Archive for May, 2011

My Obtuse and Brilliant Friend

It’s ironic: At the same time my friend posts a brilliant analysis of the current gas price situation, he demonstrates in an email his obtuse defiance of my perfectly valid claim that the American League does not play baseball. No, my mathematically challenged savant, within the confines of a single inning, an American League team fields 10 players, making it a different game altogether. Baseball is all about strategy: bunt or hit away, walk the batter or bean him, chew tobacco or spit sunflower seeds. And very importantly, let the pitcher bat or pinch hit for him even though he’s still working great but you really need a hit.

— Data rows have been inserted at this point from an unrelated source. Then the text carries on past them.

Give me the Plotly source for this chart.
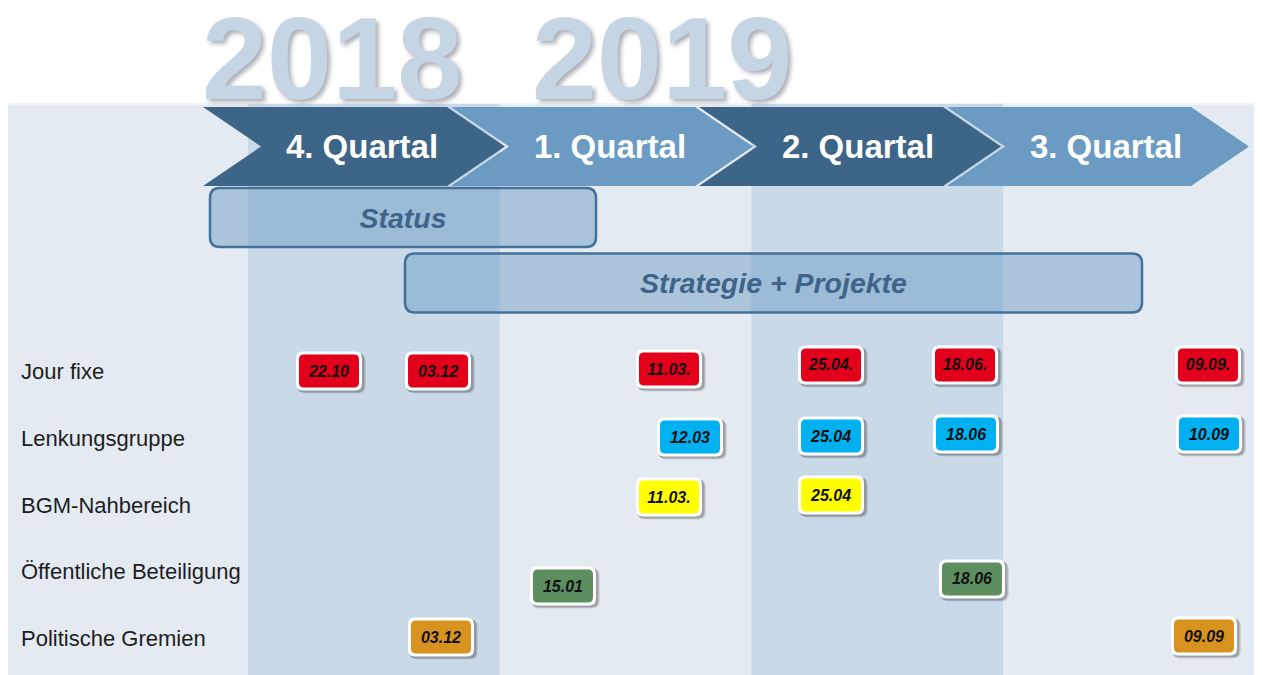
import plotly.graph_objects as go

# ---------------- data ----------------
# x values: months since 1 Oct 2018 (start of Q4 2018); y values: lane units
lanes = ["Jour fixe", "Lenkungsgruppe", "BGM-Nahbereich",
         "Öffentliche Beteiligung", "Politische Gremien"]
lane_colors = ["#e2001a", "#00b0f0", "#ffff00", "#5d8e5f", "#d8921f"]

jour_labels = ["22.10", "03.12", "11.03.", "25.04.", "18.06.", "09.09."]
jour_x = [0.965, 2.265, 5.018, 6.949, 8.546, 11.442]
jour_y = [-0.015, -0.015, -0.045, -0.105, -0.105, -0.105]

lenk_labels = ["12.03", "25.04", "18.06", "10.09"]
lenk_x = [5.268, 6.949, 8.558, 11.454]
lenk_y = [0.974, 0.959, 0.929, 0.929]

bgm_labels = ["11.03.", "25.04"]
bgm_x = [5.018, 6.949]
bgm_y = [1.873, 1.843]

oeff_labels = ["15.01", "18.06"]
oeff_x = [3.754, 8.629]
oeff_y = [3.206, 3.101]

pol_labels = ["03.12", "09.09"]
pol_x = [2.300, 11.394]
pol_y = [3.970, 3.955]

phases = ["Status", "Strategie + Projekte"]
phase_start = [-0.453, 1.871]
phase_end = [4.148, 10.656]
phase_y = [-2.315, -1.333]

quarters = ["4. Quartal", "1. Quartal", "2. Quartal", "3. Quartal"]
quarter_start = [0, 3, 6, 9]
years = ["2018", "2019"]
year_x = [1.0, 4.93]

# ---------------- layout constants ----------------
W, H = 1262, 675
PAGE = 8       # default body margin of the html page
PXM = 83.9     # pixels per month
PXR = 66.75    # pixels per lane
X0PX, Y0PX = 248, 372


def mx(px):
    return (px - X0PX) / PXM


def ry(py):
    return (py - Y0PX) / PXR


DARK = "#3c6588"
LIGHT = "#6b9bc3"
PANEL = "#e4eaf1"
BAND = "#c9d9e7"


def rrect(x0, y0, x1, y1, rx, ry_):
    return (f"M{x0+rx},{y0} L{x1-rx},{y0} Q{x1},{y0} {x1},{y0+ry_} "
            f"L{x1},{y1-ry_} Q{x1},{y1} {x1-rx},{y1} L{x0+rx},{y1} "
            f"Q{x0},{y1} {x0},{y1-ry_} L{x0},{y0+ry_} Q{x0},{y0} {x0+rx},{y0} Z")


shapes = []
# panel + right shadow
shapes.append(dict(type="rect", xref="x", yref="y", x0=mx(8), x1=mx(1254),
                   y0=ry(103), y1=ry(700), fillcolor=PANEL, line_width=0, layer="below"))
shapes.append(dict(type="rect", xref="x", yref="y", x0=mx(1254), x1=mx(1259),
                   y0=ry(106), y1=ry(700), fillcolor="#b4b9be", line_width=0, layer="below"))
shapes.append(dict(type="rect", xref="x", yref="y", x0=mx(8), x1=mx(1254),
                   y0=ry(103), y1=ry(105), fillcolor="#f0f3f7", line_width=0, layer="below"))
# darker quarter bands (Q4 2018, Q2 2019)
for i, qs in enumerate(quarter_start):
    if i % 2 == 0:
        shapes.append(dict(type="rect", xref="x", yref="y", x0=qs, x1=qs + 3,
                           y0=ry(104), y1=ry(700), fillcolor=BAND, line_width=0, layer="below"))

# chevrons
ct, cb = ry(107), ry(186)
cm = (ct + cb) / 2
for i, q in enumerate(quarters):
    x0 = 203 + 248 * i
    p = (f"M{mx(x0)},{ct} L{mx(x0+244)},{ct} L{mx(x0+302)},{cm} L{mx(x0+244)},{cb} "
         f"L{mx(x0)},{cb} L{mx(x0+58)},{cm} Z")
    shapes.append(dict(type="path", xref="x", yref="y", path=p,
                       fillcolor=DARK if i % 2 == 0 else LIGHT, line_width=0, layer="below"))

# phase bars
half = 29.5 / PXR
for s, e, yc in zip(phase_start, phase_end, phase_y):
    shapes.append(dict(type="path", xref="x", yref="y",
                       path=rrect(s, yc - half, e, yc + half, 10 / PXM, 10 / PXR),
                       fillcolor="rgba(100,150,195,0.45)",
                       line=dict(color="#44719a", width=2.5), layer="below"))

# badges
lane_data = [(jour_labels, jour_x, jour_y), (lenk_labels, lenk_x, lenk_y),
             (bgm_labels, bgm_x, bgm_y), (oeff_labels, oeff_x, oeff_y),
             (pol_labels, pol_x, pol_y)]
for (labs, xs, ys), col in zip(lane_data, lane_colors):
    for x, y in zip(xs, ys):
        common = dict(type="path", xref="x", yref="y", xsizemode="pixel", ysizemode="pixel",
                      xanchor=x, yanchor=y, line_width=0, layer="below")
        shapes.append(dict(common, path=rrect(-31, -22.5, 37, 17.5, 8, 8),
                           fillcolor="rgba(0,0,0,0.10)"))
        shapes.append(dict(common, path=rrect(-32, -21.5, 35.5, 18, 7, 7),
                           fillcolor="rgba(40,40,40,0.28)"))
        shapes.append(dict(common, path=rrect(-33, -19.5, 33, 19.5, 7, 7),
                           fillcolor="#ffffff"))
        shapes.append(dict(common, path=rrect(-30, -16.5, 30, 16.5, 5, 5),
                           fillcolor=col))

fig = go.Figure()
TXT_DY = 2.5 / PXR  # small downward nudge for centred texts

# row labels
fig.add_trace(go.Scatter(x=[mx(21)] * len(lanes), y=[i + 1.5 / PXR for i in range(len(lanes))],
                         mode="text", text=lanes, textposition="middle right",
                         textfont=dict(family="Liberation Sans, Arial, sans-serif",
                                       size=22, color="#1e1e1e"),
                         hoverinfo="skip", showlegend=False))

# badge texts
for labs, xs, ys in lane_data:
    fig.add_trace(go.Scatter(x=xs, y=[v + 1.5 / PXR for v in ys], mode="text", text=labs,
                             textposition="middle center",
                             textfont=dict(family="Liberation Sans, Arial",
                                           size=16, color="#111111", weight="bold", style="italic"),
                             hoverinfo="skip", showlegend=False))

# phase texts
fig.add_trace(go.Scatter(x=[(s + e) / 2 for s, e in zip(phase_start, phase_end)],
                         y=[v + 3 / PXR for v in phase_y], mode="text", text=phases,
                         textposition="middle center",
                         textfont=dict(family="Liberation Sans, Arial, sans-serif", size=28.5,
                                       color="#3f6488", weight="bold", style="italic"),
                         hoverinfo="skip", showlegend=False))

# quarter texts
fig.add_trace(go.Scatter(x=[mx(203 + 248 * i + 159) for i in range(len(quarters))],
                         y=[cm + 3 / PXR] * len(quarters), mode="text", text=quarters,
                         textposition="middle center",
                         textfont=dict(family="Liberation Sans, Arial, sans-serif", size=33,
                                       color="#ffffff", weight="bold"),
                         hoverinfo="skip", showlegend=False))

# big year labels (with soft shadow)
annotations = []
for yr, x in zip(years, year_x):
    annotations.append(dict(x=x, y=ry(58), xref="x", yref="y", text=yr,
                            showarrow=False, xanchor="center", yanchor="middle",
                            font=dict(family="Liberation Sans, Arial", size=117,
                                      color="#c6d5e4", weight="bold",
                                      shadow="3px 3px 4px rgba(70,80,95,0.45)")))

fig.update_layout(
    width=W, height=H, margin=dict(l=0, r=0, t=0, b=0),
    paper_bgcolor="#ffffff", plot_bgcolor="#ffffff",
    xaxis=dict(range=[mx(PAGE), mx(PAGE + W)], visible=False, fixedrange=True),
    yaxis=dict(range=[ry(PAGE + H), ry(PAGE)], visible=False, fixedrange=True),
    shapes=shapes, annotations=annotations, showlegend=False,
)

fig.write_html("out.html")
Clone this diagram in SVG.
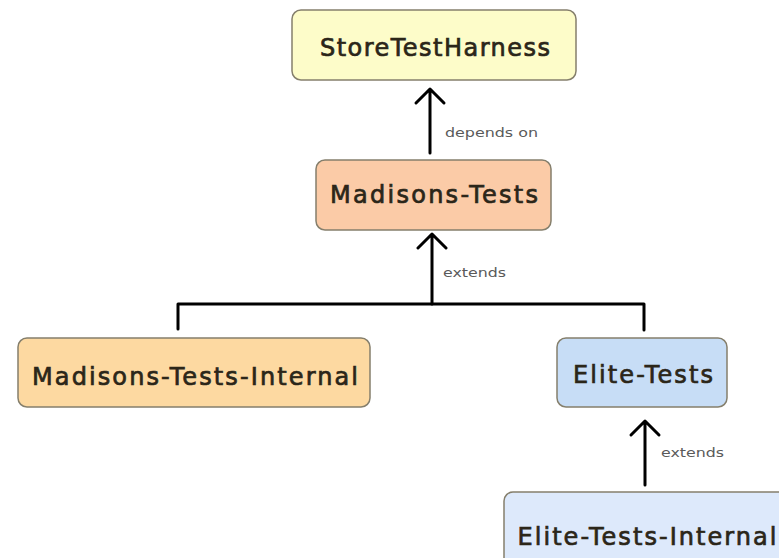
<svg xmlns="http://www.w3.org/2000/svg" width="779" height="558" viewBox="0 0 779 558">
<style>
.box{stroke:#857f6c;stroke-width:1.5}
.t{font-family:"DejaVu Sans",Verdana,sans-serif;font-size:24px;fill:#2b2619;stroke:#2b2619;stroke-width:0.7;text-anchor:middle}
.lbl{font-family:"DejaVu Sans",Verdana,sans-serif;font-size:12px;fill:#5a5a5a}
.c{fill:none;stroke:#000;stroke-width:3;stroke-linecap:round;stroke-linejoin:round}
</style>
<rect width="779" height="558" fill="#fff"/>
<g id="connectors">
<path class="c" d="M430 153V89M416 103L430 89L444 103"/>
<path class="c" d="M432 304V234M418 248L432 234L446 248"/>
<path class="c" d="M178 329V304H644V330"/>
<path class="c" d="M645 485V421M631 435L645 421L659 435"/>
<text class="lbl" x="445" y="137" textLength="93" lengthAdjust="spacingAndGlyphs">depends on</text>
<text class="lbl" x="443" y="277" textLength="63" lengthAdjust="spacingAndGlyphs">extends</text>
<text class="lbl" x="661" y="457" textLength="63" lengthAdjust="spacingAndGlyphs">extends</text>
</g>
<g id="StoreTestHarness">
<rect class="box" x="292" y="10" width="284" height="70" rx="9" fill="#fdfcc9"/>
<text class="t" x="435" y="56" textLength="230" lengthAdjust="spacing">StoreTestHarness</text>
</g>
<g id="Madisons-Tests">
<rect class="box" x="316" y="160" width="235" height="70" rx="9" fill="#fbcba7"/>
<text class="t" x="434" y="203" textLength="208" lengthAdjust="spacing">Madisons-Tests</text>
</g>
<g id="Madisons-Tests-Internal">
<rect class="box" x="18" y="338" width="352" height="69" rx="9" fill="#fdd9a1"/>
<text class="t" x="195" y="385" textLength="326" lengthAdjust="spacing">Madisons-Tests-Internal</text>
</g>
<g id="Elite-Tests">
<rect class="box" x="557" y="338" width="170" height="69" rx="9" fill="#c7ddf6"/>
<text class="t" x="643" y="383" textLength="140" lengthAdjust="spacing">Elite-Tests</text>
</g>
<g id="Elite-Tests-Internal">
<rect class="box" x="504" y="492" width="290" height="80" rx="9" fill="#dde9fb"/>
<text class="t" x="647" y="545" textLength="259" lengthAdjust="spacing">Elite-Tests-Internal</text>
</g>
</svg>
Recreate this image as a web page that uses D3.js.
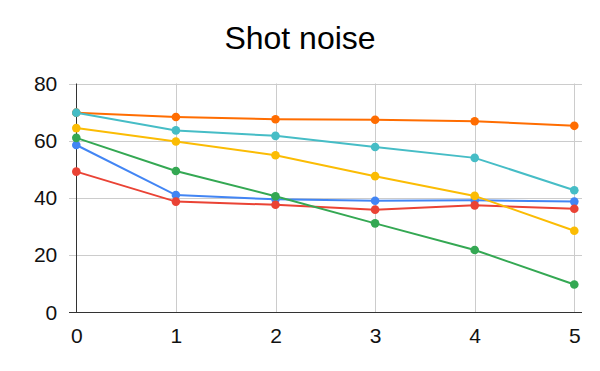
<!DOCTYPE html>
<html>
<head>
<meta charset="utf-8">
<script src="https://cdn.jsdelivr.net/npm/d3@7"></script>
<style>
  body { margin: 0; background: #fff; }
  text { font-family: "Liberation Sans", Arial, sans-serif; }
</style>
</head>
<body>
<div id="chart-area"></div>
<script>
// Data
var steps = [0, 1, 2, 3, 4, 5];
var yTicks = [0, 20, 40, 60, 80];

var blueValues   = [58.5, 41.0, 39.5, 39.0, 39.2, 38.7];
var redValues    = [49.2, 38.7, 37.6, 35.9, 37.4, 36.2];
var yellowValues = [64.4, 59.7, 54.9, 47.6, 40.7, 28.5];
var greenValues  = [61.0, 49.4, 40.6, 31.1, 21.8, 9.7];
var orangeValues = [69.8, 68.3, 67.5, 67.3, 66.8, 65.2];
var cyanValues   = [69.8, 63.6, 61.7, 57.8, 54.0, 42.7];

var series = [
    { color: "#4285f4", values: blueValues },
    { color: "#ea4335", values: redValues },
    { color: "#fbbc04", values: yellowValues },
    { color: "#34a853", values: greenValues },
    { color: "#ff6d01", values: orangeValues },
    { color: "#46bdc6", values: cyanValues }
];

var width = 600, height = 371;

var svg = d3.select("#chart-area")
    .append("svg")
        .attr("width", width)
        .attr("height", height);

// Scales
var x = d3.scaleLinear()
    .domain([0, 5])
    .range([76.3, 574.3]);

var y = d3.scaleLinear()
    .domain([0, 80])
    .range([312.3, 83.5]);

var plotLeft = 69, plotRight = 582;

// Horizontal gridlines
svg.append("g")
    .selectAll("line")
    .data(yTicks.filter(function(d){ return d > 0; }))
    .enter().append("line")
        .attr("x1", plotLeft)
        .attr("x2", plotRight)
        .attr("y1", function(d){ return Math.round(y(d)) + 0.5; })
        .attr("y2", function(d){ return Math.round(y(d)) + 0.5; })
        .attr("stroke", "#cccccc")
        .attr("stroke-width", 1);

// Vertical gridlines
svg.append("g")
    .selectAll("line")
    .data(steps.filter(function(d){ return d > 0; }))
    .enter().append("line")
        .attr("x1", function(d){ return Math.round(x(d)) + 0.5; })
        .attr("x2", function(d){ return Math.round(x(d)) + 0.5; })
        .attr("y1", y(80))
        .attr("y2", y(0))
        .attr("stroke", "#cccccc")
        .attr("stroke-width", 1);

// Baselines
svg.append("line")
    .attr("x1", plotLeft).attr("x2", plotRight)
    .attr("y1", Math.round(y(0)) + 0.5).attr("y2", Math.round(y(0)) + 0.5)
    .attr("stroke", "#333333");
svg.append("line")
    .attr("x1", Math.round(x(0)) + 0.5).attr("x2", Math.round(x(0)) + 0.5)
    .attr("y1", y(80)).attr("y2", y(0))
    .attr("stroke", "#333333");

// Y axis labels
var yAxisCall = d3.axisLeft(y)
    .tickValues(yTicks)
    .tickFormat(d3.format("d"))
    .tickSize(0)
    .tickPadding(19);
var yAxis = svg.append("g")
    .attr("transform", "translate(" + x(0) + ",0)")
    .call(yAxisCall);
yAxis.select(".domain").remove();
yAxis.selectAll("text")
    .attr("font-size", "21px")
    .attr("font-family", "Liberation Sans, Arial, sans-serif")
    .attr("fill", "#111");

// X axis labels
var xAxisCall = d3.axisBottom(x)
    .tickValues(steps)
    .tickFormat(d3.format("d"))
    .tickSize(0)
    .tickPadding(16);
var xAxis = svg.append("g")
    .attr("transform", "translate(0," + y(0) + ")")
    .call(xAxisCall);
xAxis.select(".domain").remove();
xAxis.selectAll("text")
    .attr("font-size", "21px")
    .attr("font-family", "Liberation Sans, Arial, sans-serif")
    .attr("fill", "#111");

// Lines and points
var line = d3.line()
    .x(function(d, i){ return x(steps[i]); })
    .y(function(d){ return y(d); });

series.forEach(function(s){
    svg.append("path")
        .datum(s.values)
        .attr("fill", "none")
        .attr("stroke", s.color)
        .attr("stroke-width", 2)
        .attr("d", line);

    svg.append("g")
        .selectAll("circle")
        .data(s.values)
        .enter().append("circle")
            .attr("cx", function(d, i){ return x(steps[i]); })
            .attr("cy", function(d){ return y(d); })
            .attr("r", 4.3)
            .attr("fill", s.color);
});

// Title
svg.append("text")
    .attr("x", 300)
    .attr("y", 49)
    .attr("text-anchor", "middle")
    .attr("font-size", "32px")
    .attr("fill", "#000")
    .text("Shot noise");
</script>
</body>
</html>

By using a designated hitter, you’ve eliminated a crucial decision the manager has to make. A baseball player needs only four basic skills: throwing, catching, hitting and running the bases. The American League says pitchers only need two of them. What’s next? Running is really hard; maybe we should have designated runners for our slower players? Designated free throwers in the NBA? Where does it stop? Soon you’ll have PGA golfers riding carts, wearing shorts and playing “winter rules.” After that, it’s only a matter of time before you have the breakdown of society and mayhem in the streets. Of course, my friend won’t mind that, sitting snug and smug in his bunker filled with Spam and toilet paper. I know your game, my friend.

There’s an Explanation for Everything

Watching the news about the tragic happenings in Joplin, Missouri last night, I heard many of the survivors cite the commonly accepted reason for their getting through the tornado: “God was watching out for me.” I couldn’t help wondering, wasn’t it God who sent the storm their way in the first place? The newscaster cleared it up for me: “I guess Mother Nature really had it in for these people.”

Come on, humans. Tornadoes happen for non-supernatural reasons. And to paraphrase Randy Newman: Some people get lost in the storm. Some people get away all right.